Nessun annuncio concreto. Niente di nuovo sulle politiche di asilo se non la conferma che Dublino è morta, il futuro sono le quote obbligatorie, i centri di raccolta e registrazione, il rafforzamento di Frontex e gli aiuti ai Paesi extra-Ue, Turchia in testa, che accolgono i profughi.

Più di quello che è stato detto, a fare più rumore in realtà sono stati i silenzi selettivi, le cose volutamente taciute per non mettere a nudo le troppe divergenze che oggi tormentano il dialogo franco-tedesco, come del resto la capacità dell’Europa di esistere a 28 come qualcosa di più di una bella figurina da ostentare.

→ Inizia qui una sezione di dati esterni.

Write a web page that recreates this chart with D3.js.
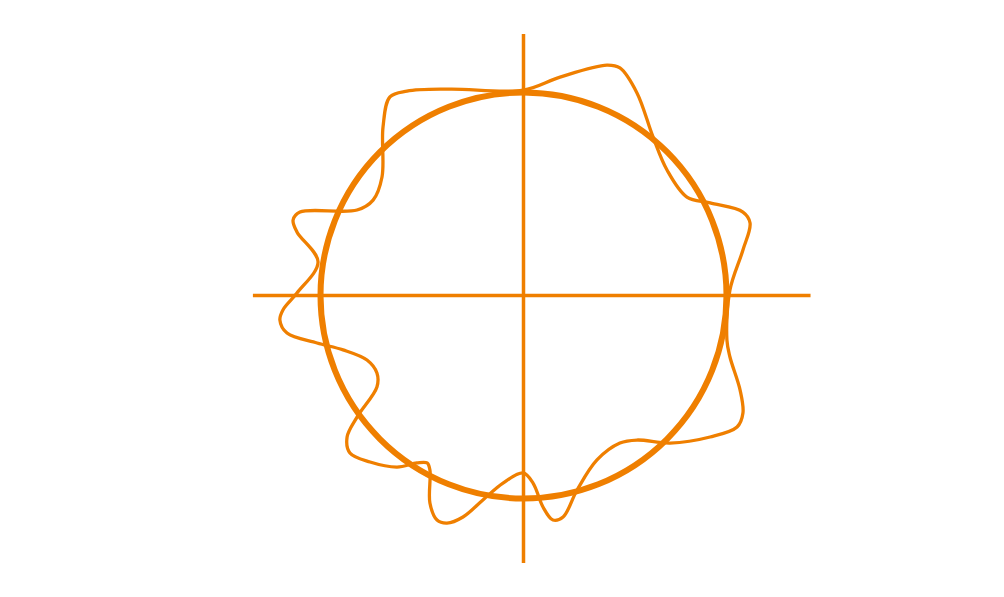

Hollande ieri ha cercato di allargare gli orizzonti del suo discorso, parlando della vitale necessità di approdare a una politica di difesa europea indipendente, di rafforzare il governo dell’eurozona facendo le scelte istituzionali necessarie e ricorrendo anche alle integrazioni differenziate: «Se non andrà avanti, l’Europa tornerà indietro, il nazionalismo è guerra, il sovranismo è declinismo» ha dichiarato con un evidente messaggio a Marine Le Pen, il leader del Front National che sedeva nell’aula.

Merkel ha preferito glissare, non ha offerto se non una generica spalla al presidente francese. In parte perché non è d’accordo sulla sua linea, in parte perché non ritiene che oggi nell’Europa a 28 ci siano gli spazi per grandi passi avanti come riformare i Trattati Ue o aumentare il bilancio europeo. E in parte perché oggi è un cancelliere che comincia a vedere impallidire il blasone politico: la sua popolarità è in discesa, il suo partito ne critica la gestione della questione rifugiati mentre quello anti-immigrati aumenta i consensi. L’economia tedesca sta infilando una serie di dati negativi con produzione industriale e ordinativi in calo e crescita in frenata. Il raffreddamento cinese non aiuta, il caso Volkswagen poi potrebbe rivelarsi un disastro.

Anche se per tutti a parole l’Europa è un imperativo categorico di sopravvivenza, e di fatto lo è, nella realtà la dimensione nazionale continua a soverchiare tutti anche perché è in casa e non in Europa che si decide il destino ultimo di un governo. Oggi forse molto di più di 26 anni fa. Per questo la messa cantata di Strasburgo ieri è stata un rito di forma più che di sostanza: poche emozioni e ancora meno azioni concrete.